It is looking increasingly likely that energy drink company Monster is to take on a role as co-sponsor of Yamaha’s MotoGP team. Spanish website Motocuatro is reporting that Yamaha has bought Jorge Lorenzo out of his personal sponsorship by rival energy drink maker Rockstar and that both Lorenzo and Valentino Rossi are to carry Monster sponsorship on their leathers and on the fairings of their Yamaha M1s for 2013 and 2014.
According to Motocuatro, the story started earlier this year, after Lorenzo renewed his contract with Rockstar, and Valentino Rossi announced he would be signing with Yamaha. Both Rockstar and Monster had been in talks with Yamaha to step up their sponsorship of their riders – both men have personal contracts with their respective energy drink brands – to increase exposure for the brand.
At first, Motocuatro reports, Monster showed an interest in moving up as co-sponsor on Rossi’s bike, gaining the same level of sticker coverage as ENEOS, the Japanese oil brand which also adorns the Yamaha’s fairings.
In response, Rockstar started negotiations with Yamaha to match Monster’s offer, meaning that both Lorenzo and Rossi would have equal levels of energy drink sponsorship on their bikes. Lorenzo would have Rockstar stickers, while Rossi would have Monster badges.
Having two competing brands on the two different bikes was an acceptable solution for all parties, each brand remaining with the rider they are associated with. But according to Motocuatro, at Valencia, Monster decided to make a counter-offer to Yamaha, to assume co-sponsorship for the entire team.
Their reasoning, Motocuatro suggests, is that Monster feared being on the least successful of the two factory Yamaha bikes, a reasonable assumption given that Lorenzo has just wrapped up his second world title on the bike, while Rossi returns to Yamaha after two barren years at Ducati.
Accepting the offer left Yamaha facing a problem: if they wanted to have Monster sponsoring both bikes, they would have to invoke the clause in Lorenzo’s contract giving them the right to veto his personal sponsor. Such clauses exist in nearly every rider contract; having a competing firm on the cap and leathers of a rider can dissuade companies from sponsoring teams. But getting rid of Rockstar comes at a price for Yamaha.
The Japanese factory must buy Lorenzo out of his sponsorship, said to be worth 1 million euros a year. Yamaha would be compensated for their pains, though: Motocuatro reports that Monster upped its offer to Yamaha from 1.5 million euros a season for just space on Rossi’s bike, to 4 million euros a year on the bikes of both Rossi and Lorenzo.
That, it is believed, is about what Yamaha are paying a year to Rossi to race for them, about a third of the salary he received at Ducati.
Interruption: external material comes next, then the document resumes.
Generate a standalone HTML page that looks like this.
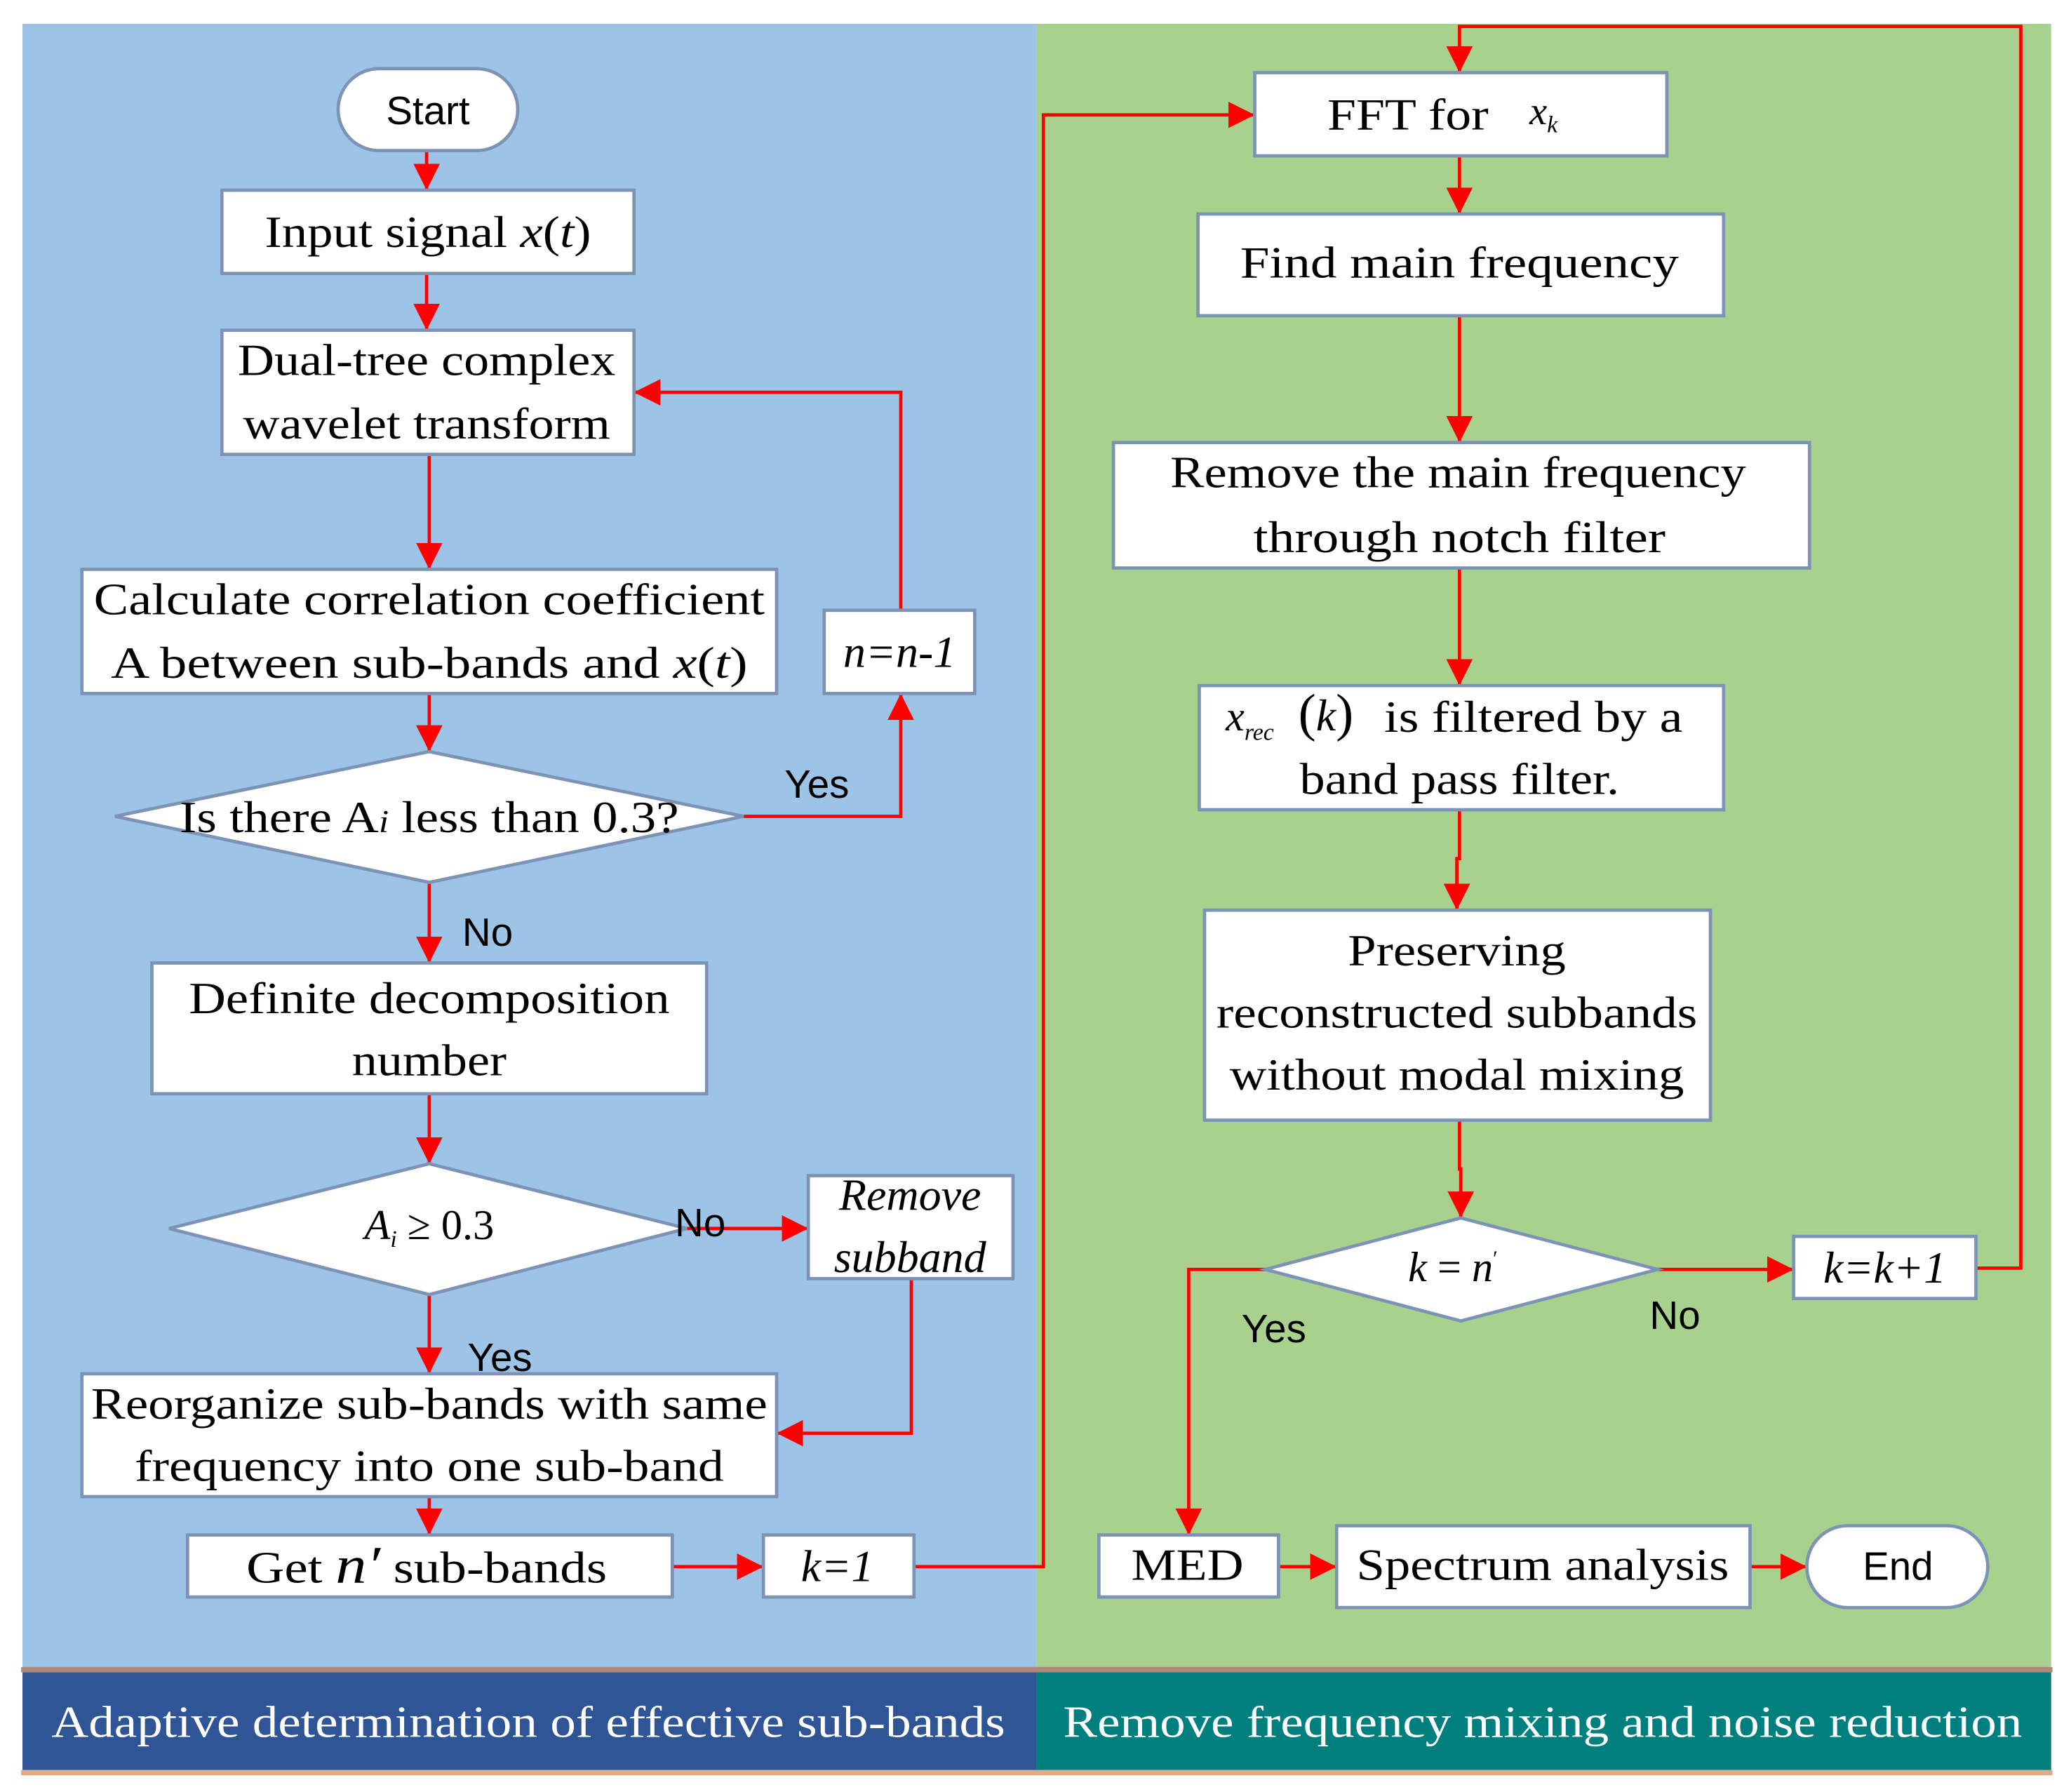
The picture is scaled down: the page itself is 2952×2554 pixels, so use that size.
<!DOCTYPE html>
<html><head><meta charset="utf-8"><style>
html,body{margin:0;padding:0;background:#fff;}
svg{display:block;}
text{font-family:"Liberation Serif",serif;fill:#000;}
.s{font-family:"Liberation Sans",sans-serif;}
.b{fill:#fff;stroke:#7d93b5;stroke-width:2.5;}
.l{stroke:#ff0000;stroke-width:2.5;fill:none;}
</style></head><body>
<svg width="2952" height="2554" viewBox="0 0 1568 1356.6" xmlns="http://www.w3.org/2000/svg">
<defs>
<marker id="A" viewBox="0 0 10 10" refX="10" refY="5" markerWidth="20" markerHeight="20" markerUnits="userSpaceOnUse" orient="auto">
<path d="M0,0 L10,5 L0,10 z" fill="#ff0000"/></marker>
</defs>
<rect x="0" y="0" width="1568" height="1357" fill="#fff"/>
<rect x="17" y="18" width="768" height="1246" fill="#9DC3E6"/>
<rect x="785" y="18" width="768" height="1246" fill="#A9D18E"/>
<rect x="16" y="1262" width="1538" height="4" fill="#b08a78"/>
<rect x="17" y="1266" width="768" height="74" fill="#2F5597"/>
<rect x="785" y="1266" width="768" height="74" fill="#007F7F"/>
<rect x="16" y="1340" width="1538" height="4" fill="#e0ab88"/>
<text x="400" y="1315" font-size="34" style="fill:#fff" text-anchor="middle" textLength="722" lengthAdjust="spacingAndGlyphs">Adaptive determination of effective sub-bands</text>
<text x="1168" y="1315" font-size="34" style="fill:#fff" text-anchor="middle" textLength="726" lengthAdjust="spacingAndGlyphs">Remove frequency mixing and noise reduction</text>

<g class="l">
<path d="M323,114 V144" marker-end="url(#A)"/>
<path d="M323,207 V250" marker-end="url(#A)"/>
<path d="M325,344 V431" marker-end="url(#A)"/>
<path d="M325,525 V569" marker-end="url(#A)"/>
<path d="M563,618 H682 V525" marker-end="url(#A)"/>
<path d="M682,462 V297 H480" marker-end="url(#A)"/>
<path d="M325,668 V729" marker-end="url(#A)"/>
<path d="M325,828 V881" marker-end="url(#A)"/>
<path d="M520,930 H612" marker-end="url(#A)"/>
<path d="M690,968 V1085 H588" marker-end="url(#A)"/>
<path d="M325,980 V1040" marker-end="url(#A)"/>
<path d="M325,1133 V1162" marker-end="url(#A)"/>
<path d="M509,1186 H578" marker-end="url(#A)"/>
<path d="M692,1186 H790 V87 H950" marker-end="url(#A)"/>
<path d="M1105,118 V162" marker-end="url(#A)"/>
<path d="M1105,239 V335" marker-end="url(#A)"/>
<path d="M1105,430 V519" marker-end="url(#A)"/>
<path d="M1105,613 V650 H1103 V689" marker-end="url(#A)"/>
<path d="M1105,848 V885 H1106 V922" marker-end="url(#A)"/>
<path d="M1255,961 H1358" marker-end="url(#A)"/>
<path d="M1496,960 H1530 V20 H1105 V55" marker-end="url(#A)"/>
<path d="M958,961 H900 V1162" marker-end="url(#A)"/>
<path d="M968,1186 H1012" marker-end="url(#A)"/>
<path d="M1325,1186 H1368" marker-end="url(#A)"/>
</g>

<rect class="b" x="256" y="52" width="136" height="62" rx="31"/>
<text class="s" x="324" y="94" font-size="30" text-anchor="middle">Start</text>
<rect class="b" x="168" y="144" width="312" height="63"/>
<text x="324" y="187" font-size="34" text-anchor="middle" textLength="247" lengthAdjust="spacingAndGlyphs">Input signal <tspan font-style="italic">x</tspan>(<tspan font-style="italic">t</tspan>)</text>
<rect class="b" x="168" y="250" width="312" height="94"/>
<text x="323" y="284" font-size="34" text-anchor="middle" textLength="286" lengthAdjust="spacingAndGlyphs">Dual-tree complex</text>
<text x="323" y="332" font-size="34" text-anchor="middle" textLength="278" lengthAdjust="spacingAndGlyphs">wavelet transform</text>
<rect class="b" x="62" y="431" width="526" height="94"/>
<text x="325" y="465" font-size="34" text-anchor="middle" textLength="508" lengthAdjust="spacingAndGlyphs">Calculate  correlation coefficient</text>
<text x="325" y="513" font-size="34" text-anchor="middle" textLength="482" lengthAdjust="spacingAndGlyphs">A between  sub-bands and  <tspan font-style="italic">x</tspan>(<tspan font-style="italic">t</tspan>)</text>
<rect class="b" x="624" y="462" width="114" height="63"/>
<text x="681" y="505" font-size="34" font-style="italic" text-anchor="middle">n=n-1</text>
<polygon class="b" points="87,618 325,569 563,618 325,668"/>
<text x="325" y="630" font-size="34" text-anchor="middle" textLength="378" lengthAdjust="spacingAndGlyphs">Is there A<tspan font-style="italic" font-size="24">i</tspan> less than 0.3?</text>
<text class="s" x="594" y="604" font-size="30">Yes</text>
<text class="s" x="350" y="716" font-size="30">No</text>
<rect class="b" x="115" y="729" width="420" height="99"/>
<text x="325" y="767" font-size="34" text-anchor="middle" textLength="364" lengthAdjust="spacingAndGlyphs">Definite decomposition</text>
<text x="325" y="814" font-size="34" text-anchor="middle" textLength="117" lengthAdjust="spacingAndGlyphs">number</text>
<polygon class="b" points="128,930 325,881 520,930 325,980"/>
<text x="325" y="938" font-size="32" text-anchor="middle"><tspan font-style="italic">A</tspan><tspan font-style="italic" font-size="18" dy="6">i</tspan><tspan dy="-6"> ≥ 0.3</tspan></text>
<text class="s" x="511" y="936" font-size="30">No</text>
<rect class="b" x="612" y="890" width="155" height="78"/>
<text x="689" y="916" font-size="34" font-style="italic" text-anchor="middle">Remove</text>
<text x="689" y="963" font-size="34" font-style="italic" text-anchor="middle">subband</text>
<text class="s" x="354" y="1038" font-size="30">Yes</text>
<rect class="b" x="62" y="1040" width="526" height="93"/>
<text x="325" y="1074" font-size="34" text-anchor="middle" textLength="512" lengthAdjust="spacingAndGlyphs">Reorganize sub-bands with same</text>
<text x="325" y="1121" font-size="34" text-anchor="middle" textLength="446" lengthAdjust="spacingAndGlyphs">frequency into one sub-band</text>
<rect class="b" x="142" y="1162" width="367" height="47"/>
<text x="323" y="1198" font-size="34" text-anchor="middle" textLength="273" lengthAdjust="spacingAndGlyphs">Get <tspan font-style="italic" font-size="40">n′</tspan> sub-bands</text>
<rect class="b" x="578" y="1162" width="114" height="47"/>
<text x="634" y="1197" font-size="34" font-style="italic" text-anchor="middle">k=1</text>

<rect class="b" x="950" y="55" width="312" height="63"/>
<text x="1005" y="98" font-size="34" textLength="122" lengthAdjust="spacingAndGlyphs">FFT for</text>
<text x="1158" y="94" font-size="30" font-style="italic">x<tspan font-size="18" dy="6">k</tspan></text>
<rect class="b" x="907" y="162" width="398" height="77"/>
<text x="1105" y="210" font-size="34" text-anchor="middle" textLength="332" lengthAdjust="spacingAndGlyphs">Find  main frequency</text>
<rect class="b" x="843" y="335" width="527" height="95"/>
<text x="1104" y="369" font-size="34" text-anchor="middle" textLength="436" lengthAdjust="spacingAndGlyphs">Remove the main frequency</text>
<text x="1105" y="418" font-size="34" text-anchor="middle" textLength="312" lengthAdjust="spacingAndGlyphs">through  notch filter</text>
<rect class="b" x="908" y="519" width="397" height="94"/>
<text x="928" y="553" font-size="32" font-style="italic">x<tspan font-size="18" dy="7">rec</tspan></text>
<text x="983" y="553" font-size="40">(<tspan font-style="italic" font-size="34">k</tspan>)</text>
<text x="1048" y="554" font-size="34" textLength="226" lengthAdjust="spacingAndGlyphs">is filtered by a</text>
<text x="1105" y="601" font-size="34" text-anchor="middle" textLength="242" lengthAdjust="spacingAndGlyphs">band pass filter.</text>
<rect class="b" x="912" y="689" width="383" height="159"/>
<text x="1103" y="731" font-size="34" text-anchor="middle" textLength="165" lengthAdjust="spacingAndGlyphs">Preserving</text>
<text x="1103" y="778" font-size="34" text-anchor="middle" textLength="364" lengthAdjust="spacingAndGlyphs">reconstructed subbands</text>
<text x="1103" y="825" font-size="34" text-anchor="middle" textLength="344" lengthAdjust="spacingAndGlyphs">without modal mixing</text>
<polygon class="b" points="958,961 1106,922 1255,961 1106,1000"/>
<text x="1100" y="970" font-size="32" text-anchor="middle"><tspan font-style="italic">k</tspan> = <tspan font-style="italic">n</tspan><tspan font-size="16" dy="-12">′</tspan></text>
<text class="s" x="1249" y="1006" font-size="30">No</text>
<text class="s" x="940" y="1016" font-size="30">Yes</text>
<rect class="b" x="1358" y="936" width="138" height="47"/>
<text x="1427" y="971" font-size="34" font-style="italic" text-anchor="middle">k=k+1</text>
<rect class="b" x="832" y="1162" width="136" height="47"/>
<text x="899" y="1196" font-size="34" text-anchor="middle" textLength="85" lengthAdjust="spacingAndGlyphs">MED</text>
<rect class="b" x="1012" y="1155" width="313" height="62"/>
<text x="1168" y="1196" font-size="34" text-anchor="middle" textLength="282" lengthAdjust="spacingAndGlyphs">Spectrum analysis</text>
<rect class="b" x="1368" y="1155" width="137" height="62" rx="31"/>
<text class="s" x="1437" y="1196" font-size="30" text-anchor="middle">End</text>
</svg>
</body></html>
The Monster sponsorship of the factory Yamaha team would have no effect on the title sponsorship deal with Tech 3, which will continue to remain the Monster Tech 3 Yamaha squad.
Just how reliable these reports are remains to be seen. No confirmation of the details of this story has yet been forthcoming, and even this week, Lorenzo was making public appearances in full Rockstar Energy regalia. The story does confirm rumors of Monster sponsorship of Yamaha which have been doing the rounds of the paddock for some time now.
However, in July, Motocuatro reported that Marlboro would switch its backing from Ducati to Yamaha, following Rossi to the Japanese factory. That story turned out to be false; Marlboro – or rather, Phillip Morris, the tobacco giant behind the Marlboro brand – will continue to sponsor Ducati for 2013.
Beyond 2013 is uncertain, sources close to Phillip Morris have suggested the tobacco giant is growing tired of the lack of success, and could decide to pull out altogether at the end of next year.
Any sponsorship deal between Yamaha and Monster would be announced in the first week of January, with a press release to follow. The first hint of a new sponsor for Yamaha could come at Jorge Lorenzo’s first public appearance. If he is no longer sporting Rockstar Energy caps and clothing, the Motocuatro’s reports will have been vindicated.